I recently found that a topic i've been using is multi-partition rather than single partition. I need to reconfigure my consumer class to handle the multiple partitions, but i'm a touch confused. I am currently using an offset group, let's call it test_offset_group
for sake of the below example. Under normal circumstances, I will always be parsing linearly and continuing forward in time; as messages get added to the topic I will parse them and move on, but in the event of a crash or the need to go back and re-run the feed for the previous day, I need to be able to seek by timestamp. Kafka
is mandatory in this project so I have no ability to change the type of streaming data service i'm using.

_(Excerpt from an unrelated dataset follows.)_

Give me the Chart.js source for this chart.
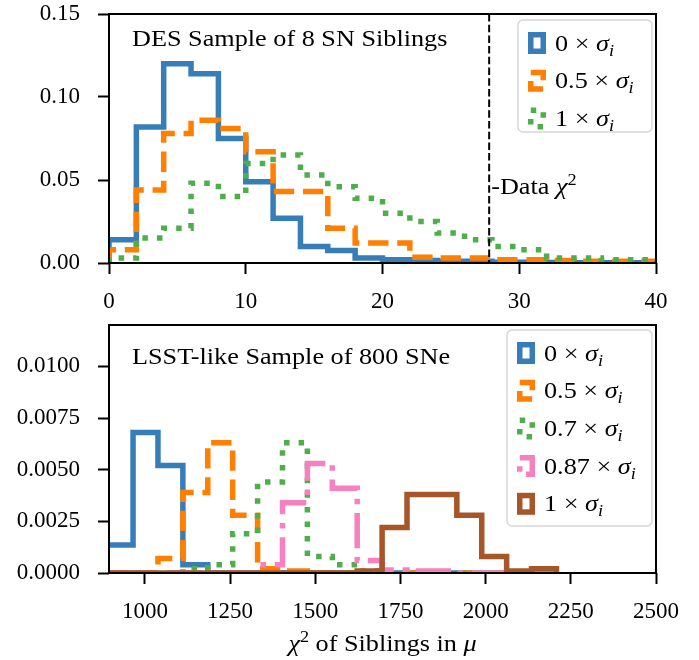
<!DOCTYPE html>
<html>
<head>
<meta charset="utf-8">
<script src="https://cdn.jsdelivr.net/npm/chart.js@4.4.1/dist/chart.umd.min.js"></script>
<style>
  html, body { margin: 0; padding: 0; background: #fff; }
  #wrap { position: relative; width: 699px; height: 660px; }
  .panel { position: absolute; left: 0; width: 699px; }
</style>
</head>
<body>
<div id="wrap">
  <div class="panel" style="top:0;height:320px"><canvas id="desChart" width="699" height="320"></canvas></div>
  <div class="panel" style="top:320px;height:340px"><canvas id="lsstChart" width="699" height="340"></canvas></div>
</div>
<script>
const SERIF = "'Liberation Serif', 'DejaVu Serif', serif";
const STRETCH = 1.14; // widen annotation text a bit (the original uses a wider TeX font)

// --- top panel: DES sample of 8 SN siblings ---
const desEdges = [0, 2, 4, 6, 8, 10, 12, 14, 16, 18, 20, 22, 24, 26, 28, 30, 32, 34, 36, 38, 40];
const desSigma0 = [0.014, 0.082, 0.120, 0.114, 0.075, 0.049, 0.027, 0.010, 0.0075, 0.003,
                   0.002, 0.0015, 0.001, 0.001, 0.0005, 0.0005, 0.0003, 0.0002, 0.0001, 0.0001];
const desSigma05 = [0.008, 0.044, 0.078, 0.086, 0.081, 0.067, 0.043, 0.043, 0.021, 0.012,
                    0.012, 0.0035, 0.003, 0.003, 0.002, 0.002, 0.0015, 0.001, 0.001, 0.001];
const desSigma1 = [0.003, 0.015, 0.021, 0.048, 0.040, 0.060, 0.065, 0.053, 0.046, 0.039,
                   0.030, 0.025, 0.018, 0.014, 0.010, 0.008, 0.003, 0.003, 0.002, 0.002];
const desLabels = ['0', '0.5', '1'];
const desDataChi2 = 27.8;
const desXTicks = [0, 10, 20, 30, 40];
const desYTicks = [0, 0.05, 0.10, 0.15];

// --- bottom panel: LSST-like sample of 800 SNe ---
const lsstEdges = [892, 965.1, 1038.2, 1111.3, 1184.4, 1257.5, 1330.6, 1403.7, 1476.8, 1549.9,
                   1623, 1696.1, 1769.2, 1842.3, 1915.4, 1988.5, 2061.6, 2134.7, 2207.8];
const lsstSigma0 = [0.00135, 0.0068, 0.0052, 0.0004, 0, 0, 0, 0, 0, 0, 0, 0, 0, 0, 0, 0, 0, 0];
const lsstSigma05 = [0, 0, 0.0007, 0.0039, 0.0063, 0.0028, 0.0002, 0.0001, 0, 0, 0, 0, 0, 0, 0, 0, 0, 0];
const lsstSigma07 = [0, 0, 0, 0.0002, 0.0004, 0.0019, 0.0044, 0.0063, 0.0008, 0.0004, 0.0001, 0, 0, 0, 0, 0, 0, 0];
const lsstSigma087 = [0, 0, 0, 0, 0, 0, 0.0004, 0.0034, 0.0053, 0.0041, 0.0006, 0.00015, 0.0001, 0.0001, 0, 0, 0, 0];
const lsstSigma1 = [0, 0, 0, 0, 0, 0, 0, 0, 0, 0, 0.0001, 0.0022, 0.0038, 0.0038, 0.0028, 0.0008, 0.0001, 0.0002];
const lsstLabels = ['0', '0.5', '0.7', '0.87', '1'];
const lsstXTicks = [1000, 1250, 1500, 1750, 2000, 2250, 2500];
const lsstYTicks = [0, 0.0025, 0.005, 0.0075, 0.01];

// line styles (matplotlib-like, scaled to the line width)
const LW = 5.5;
const STYLES = {
  solid: [],
  dashed: [3.7 * LW, 1.6 * LW],
  dotted: [1 * LW, 1.65 * LW],
  dashdot: [6.4 * LW, 1.6 * LW, 1 * LW, 1.6 * LW]
};
const COLORS = ['#377eb8', '#ff7f00', '#4daf4a', '#f781bf', '#a65628'];

// outline of a step histogram
function stepPoints(edges, vals) {
  const pts = [{ x: edges[0], y: 0 }];
  vals.forEach((v, i) => {
    pts.push({ x: edges[i], y: v });
    pts.push({ x: edges[i + 1], y: v });
  });
  pts.push({ x: edges[edges.length - 1], y: 0 });
  return pts;
}

function histDataset(label, edges, vals, color, dash, i) {
  return {
    label: label,
    data: stepPoints(edges, vals),
    borderColor: color,
    borderWidth: LW,
    borderDash: dash,
    borderJoinStyle: 'miter',
    borderCapStyle: 'butt',
    pointRadius: 0,
    fill: false,
    tension: 0,
    clip: 0,
    order: -i
  };
}

// small helper for latex-ish text: r = roman, i = italic, sub / sup
function partFont(f) {
  if (f === 'i') return 'italic 23px ' + SERIF;
  if (f === 'sub') return 'italic 16px ' + SERIF;
  if (f === 'sup') return '16px ' + SERIF;
  return '23px ' + SERIF;
}
function mathWidth(ctx, parts) {
  let w = 0;
  parts.forEach(p => { ctx.font = partFont(p.f); w += ctx.measureText(p.t).width; });
  return w * STRETCH;
}
function drawMath(ctx, x, y, parts, align) {
  if (align === 'center') x -= mathWidth(ctx, parts) / 2;
  ctx.save();
  ctx.translate(x, y);
  ctx.scale(STRETCH, 1);
  ctx.textBaseline = 'alphabetic';
  ctx.textAlign = 'left';
  ctx.fillStyle = '#000';
  let cx = 0;
  parts.forEach(p => {
    ctx.font = partFont(p.f);
    let dy = 0;
    if (p.f === 'sub') dy = 5;
    if (p.f === 'sup') dy = -9;
    ctx.fillText(p.t, cx, dy);
    cx += ctx.measureText(p.t).width;
  });
  ctx.restore();
}

const decoPlugin = {
  id: 'deco',
  afterDatasetsDraw(chart) {
    const o = chart.options.plugins.deco;
    const ctx = chart.ctx;
    const a = chart.chartArea;
    ctx.save();

    // vertical marker line
    if (o.vline !== undefined) {
      const px = chart.scales.x.getPixelForValue(o.vline);
      ctx.strokeStyle = '#000';
      ctx.lineWidth = 2;
      ctx.setLineDash([7.5, 3.2]);
      ctx.beginPath();
      ctx.moveTo(px, a.top);
      ctx.lineTo(px, a.bottom);
      ctx.stroke();
      ctx.setLineDash([]);
      drawMath(ctx, px + 2, a.top + 180, [{ t: '-Data ', f: 'r' }, { t: 'χ', f: 'i' }, { t: '2', f: 'sup' }]);
    }

    // frame
    ctx.strokeStyle = '#000';
    ctx.lineWidth = 2;
    ctx.strokeRect(a.left, a.top, a.right - a.left, a.bottom - a.top);

    // panel title
    drawMath(ctx, a.left + 23, a.top + o.titleDy, [{ t: o.title, f: 'r' }]);

    // legend box
    const lg = o.legend;
    const bx = a.right - 4 - lg.w;
    const by = a.top + lg.dy;
    ctx.beginPath();
    ctx.roundRect(bx, by, lg.w, lg.h, 5);
    ctx.fillStyle = 'rgba(255,255,255,0.8)';
    ctx.fill();
    ctx.strokeStyle = 'rgba(204,204,204,0.8)';
    ctx.lineWidth = 1.5;
    ctx.stroke();

    chart.data.datasets.forEach((ds, i) => {
      const cy = by + 23 + i * 37.7;
      ctx.strokeStyle = ds.borderColor;
      ctx.lineWidth = LW;
      ctx.lineJoin = 'miter';
      ctx.lineCap = 'butt';
      ctx.setLineDash(ds.borderDash);
      ctx.strokeRect(bx + 10 + LW / 2, cy - 11 + LW / 2, 18 - LW, 22 - LW);
      ctx.setLineDash([]);
      drawMath(ctx, bx + 37, cy + 7.5, [
        { t: ds.label + ' × ', f: 'r' }, { t: 'σ', f: 'i' }, { t: 'i', f: 'sub' }
      ]);
    });

    // x axis title
    if (o.xTitle) {
      drawMath(ctx, (a.left + a.right) / 2, a.bottom + 78, o.xTitle, 'center');
    }
    ctx.restore();
  }
};

function panelOptions(p) {
  return {
    responsive: false,
    animation: false,
    layout: { padding: { left: 0, right: 43, top: p.top, bottom: 0 } },
    plugins: {
      legend: { display: false },
      tooltip: { enabled: false },
      deco: p.deco
    },
    scales: {
      x: {
        type: 'linear',
        min: p.xMin,
        max: p.xMax,
        afterBuildTicks: s => { s.ticks = p.xTicks.map(v => ({ value: v })); },
        afterFit: s => { s.height = p.xHeight; s.paddingLeft = 0; s.paddingRight = 0; },
        grid: { drawOnChartArea: false, tickLength: 11, tickWidth: 2, tickColor: '#000' },
        border: { display: false },
        ticks: {
          color: '#000',
          font: { family: SERIF, size: 23 },
          padding: 14,
          maxRotation: 0,
          autoSkip: false,
          callback: v => String(v)
        }
      },
      y: {
        min: 0,
        max: p.yMax,
        afterBuildTicks: s => { s.ticks = p.yTicks.map(v => ({ value: v })); },
        afterFit: s => { s.width = 109; s.paddingTop = 0; s.paddingBottom = 0; },
        grid: { drawOnChartArea: false, tickLength: 11, tickWidth: 2, tickColor: '#000' },
        border: { display: false },
        ticks: {
          color: '#000',
          font: { family: SERIF, size: 23 },
          padding: 18,
          autoSkip: false,
          callback: v => v.toFixed(p.yDigits)
        }
      }
    }
  };
}

new Chart(document.getElementById('desChart'), {
  type: 'line',
  data: {
    datasets: [
      histDataset(desLabels[0], desEdges, desSigma0, COLORS[0], STYLES.solid, 0),
      histDataset(desLabels[1], desEdges, desSigma05, COLORS[1], STYLES.dashed, 1),
      histDataset(desLabels[2], desEdges, desSigma1, COLORS[2], STYLES.dotted, 2)
    ]
  },
  options: panelOptions({
    top: 14, xMin: 0, xMax: 40, yMax: 0.15, xHeight: 57, yDigits: 2,
    xTicks: desXTicks, yTicks: desYTicks,
    deco: {
      title: 'DES Sample of 8 SN Siblings', titleDy: 32,
      vline: desDataChi2,
      legend: { w: 134, h: 112, dy: 6 }
    }
  }),
  plugins: [decoPlugin]
});

new Chart(document.getElementById('lsstChart'), {
  type: 'line',
  data: {
    datasets: [
      histDataset(lsstLabels[0], lsstEdges, lsstSigma0, COLORS[0], STYLES.solid, 0),
      histDataset(lsstLabels[1], lsstEdges, lsstSigma05, COLORS[1], STYLES.dashed, 1),
      histDataset(lsstLabels[2], lsstEdges, lsstSigma07, COLORS[2], STYLES.dotted, 2),
      histDataset(lsstLabels[3], lsstEdges, lsstSigma087, COLORS[3], STYLES.dashdot, 3),
      histDataset(lsstLabels[4], lsstEdges, lsstSigma1, COLORS[4], STYLES.solid, 4)
    ]
  },
  options: panelOptions({
    top: 5, xMin: 894.5, xMax: 2500, yMax: 0.012, xHeight: 87, yDigits: 4,
    xTicks: lsstXTicks, yTicks: lsstYTicks,
    deco: {
      title: 'LSST-like Sample of 800 SNe', titleDy: 39,
      legend: { w: 145, h: 196, dy: 5 },
      xTitle: [{ t: 'χ', f: 'i' }, { t: '2', f: 'sup' }, { t: ' of Siblings in ', f: 'r' }, { t: 'μ', f: 'i' }]
    }
  }),
  plugins: [decoPlugin]
});
</script>
</body>
</html>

I configure my consumer like this:
test_consumer = KafkaConsumer("test_topic", bootstrap_servers="bootstrap_string", enable_auto_commit=False, group_id="test_offset_group"
In the event I need to seek to a timestamp, i'll provide a timestamp and then seek using the following method:
test_consumer.poll()
tp = TopicPartition("test_topic", 0)
needed_date = datetime.timestamp(timestamp)
rec_in = test_consumer.offsets_for_times({tp: needed_date * 1000})
test_consumer.seek(tp, rec_in[tp].offset)
The above functions perfectly for a single partition consumer, but this feels very clunky and difficult when you consider numerous partitions. I guess I could fetch the number of partitions using
test_consumer.partitions_for_topic('test_topic")
and then iterate over each of them, but again, that seems like i'm going against the grain of Kafka and I feel like there should be an easier way to do this.
In summary: I'd like to understand how to seek to a number of offsets with multiple partitions utilizing the offset_group functionality and i'd like to confirm that, by conducting the above operation, I am effectively ignoring all partitions aside from 0?
You are doing the right logic, you just need to perform it on all partitions asigned to this consumer instance.
You can retrieve the current assignment using
assignment()
.